BEGIN MATERIAL FOR THE TASK
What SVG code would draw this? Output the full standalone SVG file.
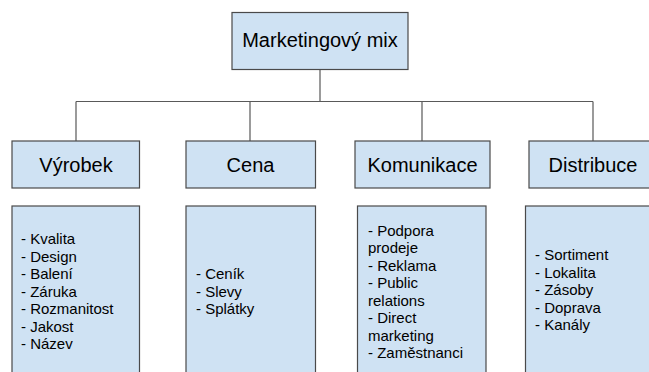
<svg xmlns="http://www.w3.org/2000/svg" width="649" height="372" viewBox="0 0 649 372">
<style>
.box{fill:#cfe2f3;stroke:#4a4a4a;stroke-width:1.2}
.conn{fill:none;stroke:#595959;stroke-width:1.2}
.t{font-family:"Liberation Sans",Arial,sans-serif;fill:#000}
.h{font-size:20px;text-anchor:middle}
.l{font-size:15px}
</style>
<rect width="649" height="372" fill="#ffffff"/>
<g id="connectors">
<path class="conn" d="M320,69.5V101.5M76,101.5H593M76,101.5V141M250,101.5V141M422,101.5V141M593,101.5V141"/>
</g>
<g id="root">
<rect class="box" x="232" y="12.5" width="176" height="57"/>
<text class="t h" x="320" y="47">Marketingový mix</text>
</g>
<g id="vyrobek">
<rect class="box" x="12" y="141" width="127.5" height="47"/>
<text class="t h" x="76" y="172">Výrobek</text>
</g>
<g id="cena">
<rect class="box" x="186" y="141" width="129.5" height="47"/>
<text class="t h" x="250.5" y="172">Cena</text>
</g>
<g id="komunikace">
<rect class="box" x="355" y="141" width="135" height="47"/>
<text class="t h" x="422.5" y="172">Komunikace</text>
</g>
<g id="distribuce">
<rect class="box" x="529" y="141" width="128" height="47"/>
<text class="t h" x="593" y="172">Distribuce</text>
</g>
<g id="vyrobek-list">
<rect class="box" x="12" y="206" width="127.5" height="180"/>
<text class="t l" x="21"><tspan x="21" y="244">- Kvalita</tspan><tspan x="21" y="261.5">- Design</tspan><tspan x="21" y="279">- Balení</tspan><tspan x="21" y="296.5">- Záruka</tspan><tspan x="21" y="314">- Rozmanitost</tspan><tspan x="21" y="331.5">- Jakost</tspan><tspan x="21" y="349">- Název</tspan></text>
</g>
<g id="cena-list">
<rect class="box" x="186" y="206" width="129.5" height="180"/>
<text class="t l"><tspan x="196" y="279">- Ceník</tspan><tspan x="196" y="296.5">- Slevy</tspan><tspan x="196" y="314">- Splátky</tspan></text>
</g>
<g id="komunikace-list">
<rect class="box" x="357.5" y="206" width="128.5" height="180"/>
<text class="t l"><tspan x="368" y="235.5">- Podpora</tspan><tspan x="368" y="253">prodeje</tspan><tspan x="368" y="270.5">- Reklama</tspan><tspan x="368" y="288">- Public</tspan><tspan x="368" y="305.5">relations</tspan><tspan x="368" y="323">- Direct</tspan><tspan x="368" y="340.5">marketing</tspan><tspan x="368" y="358">- Zaměstnanci</tspan></text>
</g>
<g id="distribuce-list">
<rect class="box" x="525.5" y="206" width="130" height="180"/>
<text class="t l"><tspan x="535" y="260">- Sortiment</tspan><tspan x="535" y="277.5">- Lokalita</tspan><tspan x="535" y="295">- Zásoby</tspan><tspan x="535" y="312.5">- Doprava</tspan><tspan x="535" y="330">- Kanály</tspan></text>
</g>
</svg>
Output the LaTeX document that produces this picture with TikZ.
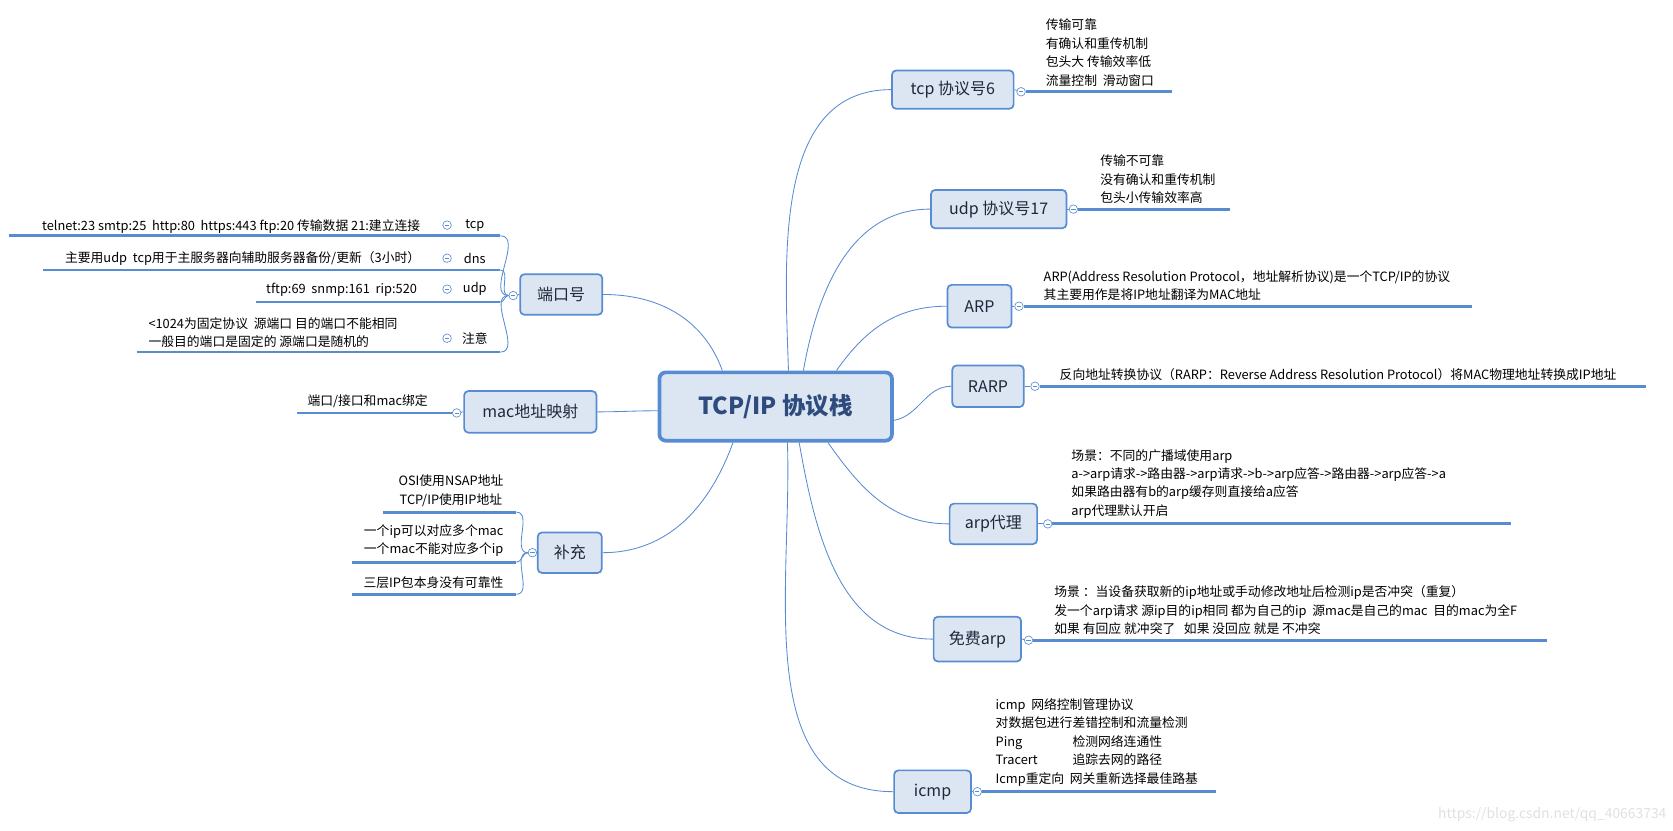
\documentclass[tikz,border=0pt]{standalone}
\usepackage{fontspec}
\setmainfont{Noto Sans CJK SC}
\definecolor{linec}{RGB}{88,140,210}
\definecolor{boxfill}{RGB}{220,230,242}
\definecolor{topictext}{RGB}{45,75,125}
\definecolor{branchtext}{RGB}{30,40,60}
\tikzstyle{topic} = [rectangle, rounded corners=6pt, draw=linec, line width=3.5pt, fill=boxfill, text=topictext, font=\fontsize{22}{26}\selectfont\bfseries]
\tikzstyle{branch} = [rectangle, rounded corners=4pt, draw=linec, line width=1.6pt, fill=boxfill, text=branchtext, font=\fontsize{15}{18}\selectfont]
\tikzstyle{detail} = [inner sep=0pt, align=left, font=\fontsize{12}{17.3}\selectfont]
\tikzstyle{knob} = [circle, draw=linec, fill=white, inner sep=0pt, minimum size=8pt, line width=.6pt,
  path picture={\draw[linec, line width=.6pt] ([xshift=2pt]path picture bounding box.west) -- ([xshift=-2pt]path picture bounding box.east);}]
\tikzstyle{link} = [draw=linec, line width=.8pt]
\tikzstyle{underline} = [draw=linec, line width=2.6pt]
\newcommand{\tabbed}[1]{\makebox[72pt][l]{#1}}

\begin{document}
\begin{tikzpicture}[x=1pt, y=-1pt]
  \useasboundingbox (0,0) rectangle (1568,778);

  % centre
  \node (root) [topic, minimum width=218pt, minimum height=64pt] at (727,381) {TCP/IP 协议栈};

  % right side
  \node (tcp) [branch, minimum width=114pt, minimum height=36pt] at (893,84) {tcp 协议号6};
  \node (udp) [branch, minimum width=127pt, minimum height=36pt] at (936,196) {udp 协议号17};
  \node (arp) [branch, minimum width=60pt, minimum height=40pt] at (918,287) {ARP};
  \node (rarp) [branch, minimum width=67pt, minimum height=39pt] at (926,362) {RARP};
  \node (proxy) [branch, minimum width=82pt, minimum height=38pt] at (931,491) {arp代理};
  \node (garp) [branch, minimum width=82pt, minimum height=42pt] at (916,599) {免费arp};
  \node (icmp) [branch, minimum width=72pt, minimum height=40pt] at (874,742) {icmp};

  % left side
  \node (port) [branch, minimum width=77pt, minimum height=38pt] at (526,276) {端口号};
  \node (mac) [branch, minimum width=124pt, minimum height=39pt] at (497,386) {mac地址映射};
  \node (extra) [branch, minimum width=60pt, minimum height=38pt] at (534,518) {补充};

  % branches from the centre
  \draw[link] ([xshift=12pt]root.north) to[out=92, in=180] (tcp.west);
  \draw[link] ([xshift=26pt]root.north) to[out=80, in=180] (udp.west);
  \draw[link] ([xshift=57pt]root.north) to[out=55, in=180] (arp.west);
  \draw[link] ([yshift=-13pt]root.east) to[out=10, in=180] (rarp.west);
  \draw[link] ([xshift=49pt]root.south) to[out=-55, in=180] (proxy.west);
  \draw[link] ([xshift=22pt]root.south) to[out=-80, in=180] (garp.west);
  \draw[link] ([xshift=11pt]root.south) to[out=-88, in=180] (icmp.west);
  \draw[link] ([xshift=-50pt]root.north) to[out=110, in=0] (port.east);
  \draw[link] ([yshift=-4pt]root.west) to[out=180, in=0] (mac.east);
  \draw[link] ([xshift=-40pt]root.south) to[out=-110, in=0] (extra.east);

  % right side details
  \node (ktcp) [knob] at (957,86) {};
  \coordinate (etcp) at (1098,86);
  \draw[link] (tcp.east) -- (ktcp); \draw[underline] (ktcp.east) -- (etcp);
  \node (dtcp) [detail, anchor=south west] at (980,81) {传输可靠\\有确认和重传机制\\包头大 传输效率低\\流量控制\ \ 滑动窗口};

  \node (kudp) [knob] at (1006,196) {};
  \coordinate (eudp) at (1153,196);
  \draw[link] (udp.east) -- (kudp); \draw[underline] (kudp.east) -- (eudp);
  \node (dudp) [detail, anchor=south west] at (1031,191) {传输不可靠\\没有确认和重传机制\\包头小传输效率高};

  \node (karp) [knob] at (955,287) {};
  \coordinate (earp) at (1380,287);
  \draw[link] (arp.east) -- (karp); \draw[underline] (karp.east) -- (earp);
  \node (darp) [detail, anchor=south west] at (978,282) {ARP(Address Resolution Protocol，地址解析协议)是一个TCP/IP的协议\\其主要用作是将IP地址翻译为MAC地址};

  \node (krarp) [knob] at (970,362) {};
  \coordinate (erarp) at (1543,362);
  \draw[link] (rarp.east) -- (krarp); \draw[underline] (krarp.east) -- (erarp);
  \node (drarp) [detail, anchor=south west] at (993,357) {反向地址转换协议（RARP：Reverse Address Resolution Protocol）将MAC物理地址转换成IP地址};

  \node (kproxy) [knob] at (982,491) {};
  \coordinate (eproxy) at (1416,491);
  \draw[link] (proxy.east) -- (kproxy); \draw[underline] (kproxy.east) -- (eproxy);
  \node (dproxy) [detail, anchor=south west] at (1004,486) {场景：不同的广播域使用arp\\a->arp请求->路由器->arp请求->b->arp应答->路由器->arp应答->a\\如果路由器有b的arp缓存则直接给a应答\\arp代理默认开启};

  \node (kgarp) [knob] at (964,600) {};
  \coordinate (egarp) at (1450,600);
  \draw[link] (garp.east) -- (kgarp); \draw[underline] (kgarp.east) -- (egarp);
  \node (dgarp) [detail, anchor=south west] at (988,595) {场景 ：当设备获取新的ip地址或手动修改地址后检测ip是否冲突（重复）\\发一个arp请求 源ip目的ip相同 都为自己的ip\ \ 源mac是自己的mac\ \ 目的mac为全F\\如果 有回应 就冲突了\ \ \ 如果 没回应 就是 不冲突};

  \node (kicmp) [knob] at (916,742) {};
  \coordinate (eicmp) at (1140,742);
  \draw[link] (icmp.east) -- (kicmp); \draw[underline] (kicmp.east) -- (eicmp);
  \node (dicmp) [detail, anchor=south west] at (933,737) {icmp\ \ 网络控制管理协议\\对数据包进行差错控制和流量检测\\\tabbed{Ping}检测网络连通性\\\tabbed{Tracert}追踪去网的路径\\Icmp重定向\ \ 网关重新选择最佳路基};

  % port numbers
  \node (kport) [knob] at (481,277) {};
  \draw[link] (port.west) -- (kport);
  \foreach \name/\label/\ky/\ly/\lx in {ptcp/tcp/211/221/8, pdns/dns/242/253/40, pudp/udp/271/283/240, pnote/注意/317/330/128}{
    \node (\name) [detail, font=\fontsize{12}{14}\selectfont, anchor=center] at (445,\ky) {\label};
    \node (k\name) [knob] at (419,\ky) {};
    \coordinate (s\name) at (\lx,\ly);
    \coordinate (e\name) at (469,\ly);
    \draw[underline] (s\name) -- (e\name);
    \draw[link] (kport.west) to[out=180, in=0] (e\name);
  }
  \node (tptcp) [detail, anchor=east] at (394,212) {telnet:23 smtp:25\ \ http:80\ \ https:443 ftp:20 传输数据 21:建立连接};
  \node (tpdns) [detail, anchor=east] at (394,242) {主要用udp\ \ tcp用于主服务器向辅助服务器备份/更新（3小时）};
  \node (tpudp) [detail, anchor=east] at (391,272) {tftp:69\ \ snmp:161\ \ rip:520};
  \node (tpnote) [detail, anchor=south west] at (139,326) {<1024为固定协议\ \ 源端口 目的端口不能相同\\一般目的端口是固定的 源端口是随机的};

  % mac mapping
  \node (kmac) [knob] at (428,387) {};
  \coordinate (smac) at (278,387);
  \draw[link] (mac.west) -- (kmac); \draw[underline] (kmac.west) -- (smac);
  \node (dmac) [detail, anchor=south west] at (288,382) {端口/接口和mac绑定};

  % supplement
  \node (kextra) [knob] at (499,518) {};
  \draw[link] (extra.west) -- (kextra);
  \foreach \name/\ly/\lx in {xa/480/359, xb/527/330, xc/557/330}{
    \coordinate (s\name) at (\lx,\ly);
    \coordinate (e\name) at (484,\ly);
    \draw[underline] (s\name) -- (e\name);
    \draw[link] (kextra.west) to[out=180, in=0] (e\name);
  }
  \node (dxa) [detail, align=center, anchor=south east] at (472,475) {OSI使用NSAP地址\\TCP/IP使用IP地址};
  \node (dxb) [detail, align=right, anchor=south east] at (472,522) {一个ip可以对应多个mac\\一个mac不能对应多个ip};
  \node (dxc) [detail, anchor=south east] at (472,552) {三层IP包本身没有可靠性};

  \node (mark) [detail, text=black!12, font=\fontsize{13}{15}\selectfont, anchor=east] at (1562,764) {https://blog.csdn.net/qq\_40663734};
\end{tikzpicture}
\end{document}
END MATERIAL FOR THE TASK
▶ **REQUEST**: Keep the images out of the copy. Repeat word for word only the lines from the one containing "Output the LaTeX" through the one containing "(root) [topic, minimum", both ends included.

▶ **THE REPLY**:
Output the LaTeX document that produces this picture with TikZ.
\documentclass[tikz,border=0pt]{standalone}
\usepackage{fontspec}
\setmainfont{Noto Sans CJK SC}
\definecolor{linec}{RGB}{88,140,210}
\definecolor{boxfill}{RGB}{220,230,242}
\definecolor{topictext}{RGB}{45,75,125}
\definecolor{branchtext}{RGB}{30,40,60}
\tikzstyle{topic} = [rectangle, rounded corners=6pt, draw=linec, line width=3.5pt, fill=boxfill, text=topictext, font=\fontsize{22}{26}\selectfont\bfseries]
\tikzstyle{branch} = [rectangle, rounded corners=4pt, draw=linec, line width=1.6pt, fill=boxfill, text=branchtext, font=\fontsize{15}{18}\selectfont]
\tikzstyle{detail} = [inner sep=0pt, align=left, font=\fontsize{12}{17.3}\selectfont]
\tikzstyle{knob} = [circle, draw=linec, fill=white, inner sep=0pt, minimum size=8pt, line width=.6pt,
  path picture={\draw[linec, line width=.6pt] ([xshift=2pt]path picture bounding box.west) -- ([xshift=-2pt]path picture bounding box.east);}]
\tikzstyle{link} = [draw=linec, line width=.8pt]
\tikzstyle{underline} = [draw=linec, line width=2.6pt]
\newcommand{\tabbed}[1]{\makebox[72pt][l]{#1}}

\begin{document}
\begin{tikzpicture}[x=1pt, y=-1pt]
  \useasboundingbox (0,0) rectangle (1568,778);

  % centre
  \node (root) [topic, minimum width=218pt, minimum height=64pt] at (727,381) {TCP/IP 协议栈};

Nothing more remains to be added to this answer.